L’arte è un sogno, ci ha insegnato Freud, a occhi aperti. Anzi l’arte è un sogno per tutti coloro che sono disposti a sognarlo. L’arte presta sogni agli esseri parlanti, spinge a un Dürcharbeitung, un lavoro psichico ancora più intenso. Se il sogno è ciò che protegge il sonno, prestando rappresentazioni che organizzano i materiali caotici, i “resti diurni” che accumuliamo nell’esistenza carichi di valori emozionali, a volte dolorosi e contrastanti, non sono sempre elaborabili. È così che si fa una componente essenziale per l’economia della mente collettiva.
Plevano era un artista portatore di un valore raro: quell’inquietudine rara e antica che cerca domande, anziché risposte. Per questo veniva con entusiasmo a incontrare i giovani per capire, perché gli insegnassero cosa il suo sforzo creativo avesse qualcosa da dire. Non lo chiedeva ai critici d’arte, non l’ha mai cercato nei luoghi di potere. Io ricordo la sua tragica disperazione quando gli distrussero un’opera pubblica che lui aveva generosamente donato al parco di Buccinasco: 10 metri di segni. Voleva capire come un artista potesse dare un contributo all’ecologia della mente collettiva. Invece ne ricevette solo un atto vandalico. Dov’è dunque il posto dell’arte? Non nelle gallerie d’arte, luogo di manipolazione selettiva legata al business del collezionista, ma neppure nella pubblica piazza. Ma il vero nemico dell’arte cominciava ad affacciarsi negli anni ‘90: la digitalizzazione dei corpi e delle menti delle nuove generazioni. Il videogame ha una potenza di muovere i corpi con la tecnologia delle immagini come, da quel momento, nessun prodotto ad arte sarà più in grado di fare.

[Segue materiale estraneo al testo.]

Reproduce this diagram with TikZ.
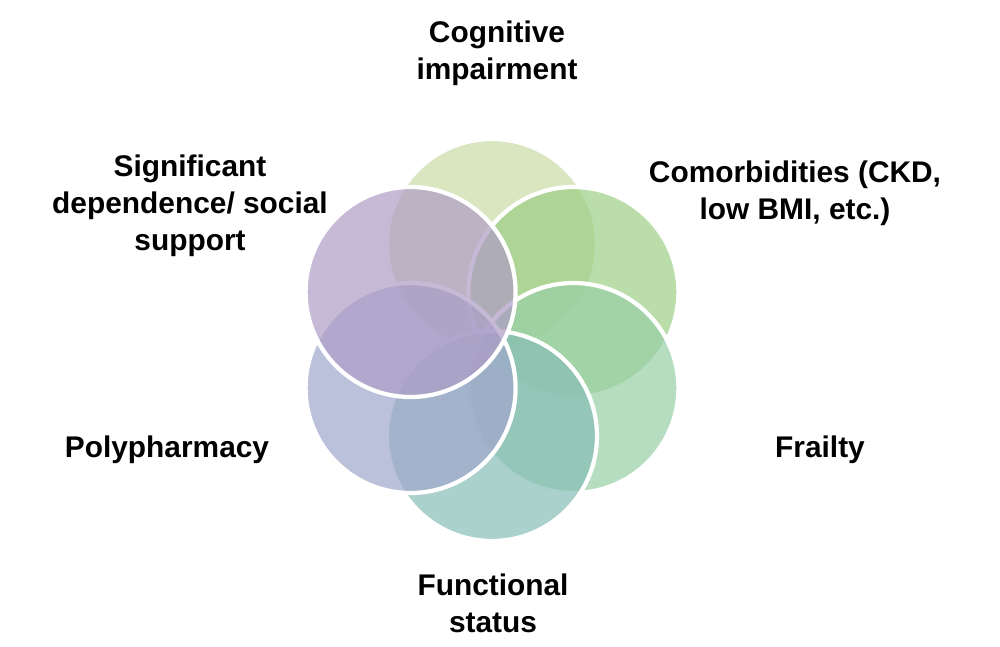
\documentclass[tikz,border=0pt]{standalone}
\usepackage{fontspec}
\setmainfont{Liberation Sans}
\usetikzlibrary{positioning, calc}
\definecolor{cogn}{HTML}{C9DCA4}
\definecolor{comor}{HTML}{9CCF86}
\definecolor{frail}{HTML}{98CFA6}
\definecolor{funct}{HTML}{86BDB6}
\definecolor{polyp}{HTML}{9FA6CC}
\definecolor{depen}{HTML}{AE9CC6}
\begin{document}
\begin{tikzpicture}[x=0.02cm, y=-0.02cm,
    petal/.style={draw=white, line width=2.4pt, fill opacity=0.7},
    label/.style={font=\fontsize{17}{21}\selectfont\bfseries, align=center}
]
    \useasboundingbox (0,0) rectangle (1000,646);
    % rosette of circles
    \coordinate (hub) at (492,340);
    \foreach \ang/\col in {90/cogn, 30/comor, -30/frail, -90/funct, -150/polyp, 150/depen}
        \filldraw[petal, fill=\col] ($(hub)+(\ang:94 and -96)$) circle (105);
    % labels
    \node[label] (cognitive) at (497,53) {Cognitive\\impairment};
    \node[label] (comorbid) at (795,193) {Comorbidities (CKD,\\low BMI, etc.)};
    \node[label] (depend) at (190,206) {Significant\\dependence/ social\\support};
    \node[label] (poly) at (167,450) {Polypharmacy};
    \node[label] (frailty) at (820,450) {Frailty};
    \node[label] (functional) at (493,603) {Functional\\status};
\end{tikzpicture}
\end{document}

Eppure siamo ancora qui a ragionare di arte. Io la insegno ai giovani psicoterapeuti per preservare un’area ecologica alla mente del terapeuta e le attuali sei sedi dell’Istituto di Psicosomatica Integrata che io dirigo sono tutte costellate dalle opere di Plevano. Plevano è, dunque, dopo quarant’anni, ancora al mio fianco con due obiettivi: preservare un senso dell’esperienza della vita come tensione continua verso un limite tanto insopportabile, quanto necessario a garantire uno slancio continuo al suo superamento. Il secondo riguarda l’arte come via di “umanizzazione”, come antidoto o compensazione a quella irreversibile disumanizzazione digitale, che muove i corpi senza più produrre interrogativi. L’arte come palestra della mente umana a esplorare i limiti del pensabile e del rappresentabile. L’addomesticamento dell’animale è proprio il trionfo della tecnologia. La psicologia sperimentale nasce proprio su questo: come far muovere il topo nel labirinto secondo il desiderio dello sperimentatore. L’arte, invece, non può fare statistica, perché se la facesse diventerebbe un oggetto di mercato. È vero che esiste il mercato dell’arte, ma esiste anche quello degli organi umani: Plevano c’insegna che in qualsiasi mercato c’è sempre in gioco un fondo d’immoralità. Non può essere, dunque, cosa dell’arte, il mercato! Perché l’arte non può appartenere a qualcuno, non può essere “privata”. L’arte è per chiunque si lasci avventurare dai moti che produce nei corpi per interrogarli, per farci portare metodologicamente oltre i limiti di ciò che rappresenta.
L’arte è un esercizio di umiltà, è il contrario dei videogame: non si appoggia sull’automatismo, non punta alla performance. Mira, piuttosto, al piegare la testa, all’abbandono dello sguardo, al tornare in sé, dentro di sé, per interrogarne l’esperienza.